Im stuck with this exercise
Show that there is a doble sided sequence $\ldots ,b_{-2},b_{-1},b_0,b_1,b_2,\ldots $ with $\lim_{n\to \pm \infty }b_n=0$ such that doesn't exists $f\in L^1((-\pi,\pi])$ with $\hat f(n)=b_n$ for all $n\in \Bbb Z $.
I dont have a clue about this exercise. My problem is that I doesn't have a clear way to know when a function is integrable just taking a look at it Fourier coefficients except in the case that the Fourier coefficients doesn't converge to zero.
This comes after a chapter in a book about convolution and the Poisson kernel, by example I know that if $f\in L^p$ then $\lim_{r\uparrow 1}\|f-f*P_r\|_p=0$ where $P_r(\zeta ):=\frac{1-r^2}{|1-r\zeta |^2}$ is the Poisson kernel for some chosen $r\in[0,1)$; also I know that $\|f*g\|_p\leqslant \|f\|_1\|g\|_p$ for $f\in L^1$ and $g\in L^p$; or that $\widehat{f*g}(k)=\hat f(k)\hat g(k)$ for $f,g\in L^1(\partial \Bbb D )$.
Then my idea was try to bound below $\|f*P_r\|_1$ and show that for suitable sequence of Fourier coefficients with the required conditions then $\lim_{r\uparrow 1}\|f*P_r\|_1=\infty $, thus I wrote $$ |f*P_r(t)|\geqslant |\operatorname{Re}(f*P_r)(t)|=\left|\sum_{k\in \Bbb Z }r^{|k|}\hat f(k)\cos(kt)\right| $$ but I dont find a way to bound below the quantity of the RHS. Maybe there is an easier path, honestly, I dont have a clue about this exercise, some help will be appreciated.
Say $c_0$ is the Banach space of all two-sided sequences $a$ with $\lim_{j\to\pm\infty}a_j=0$ and norm $||a||=\sup_j|a_j|$.
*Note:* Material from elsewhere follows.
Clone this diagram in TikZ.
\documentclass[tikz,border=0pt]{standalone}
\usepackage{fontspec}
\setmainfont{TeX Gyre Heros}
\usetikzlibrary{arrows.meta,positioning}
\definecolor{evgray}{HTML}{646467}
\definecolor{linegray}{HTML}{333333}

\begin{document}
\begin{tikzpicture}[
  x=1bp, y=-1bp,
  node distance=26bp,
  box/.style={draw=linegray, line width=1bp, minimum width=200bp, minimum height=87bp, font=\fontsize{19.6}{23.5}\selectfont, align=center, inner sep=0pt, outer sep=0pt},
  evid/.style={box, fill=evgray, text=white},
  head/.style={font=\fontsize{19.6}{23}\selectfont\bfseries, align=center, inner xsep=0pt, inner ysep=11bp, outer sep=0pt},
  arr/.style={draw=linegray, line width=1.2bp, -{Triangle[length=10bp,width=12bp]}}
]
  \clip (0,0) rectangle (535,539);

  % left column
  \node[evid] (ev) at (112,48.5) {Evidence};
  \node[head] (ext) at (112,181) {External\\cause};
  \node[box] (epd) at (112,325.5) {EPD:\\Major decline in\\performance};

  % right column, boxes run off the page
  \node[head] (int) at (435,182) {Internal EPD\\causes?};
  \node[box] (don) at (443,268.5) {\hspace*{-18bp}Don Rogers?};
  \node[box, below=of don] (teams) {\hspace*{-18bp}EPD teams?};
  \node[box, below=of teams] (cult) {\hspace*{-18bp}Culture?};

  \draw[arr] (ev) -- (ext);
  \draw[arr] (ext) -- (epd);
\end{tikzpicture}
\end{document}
Suppose to the contrary that every $a\in c_0$ is the sequence of Fourier coefficients of some integrable function. Then we can define $T:c_o\to L^1(\Bbb T)$ by $$Ta\sim\sum a_ne^{int}.$$It follows from for example the Closed Graph Theorem that $T$ is bounded (if you don't know the CGT you can also use the Open Mapping Theorem to show that $T$ is bounded). But in fact very well known examples show that $T$ is not bounded (hint: Dirichlet kernel).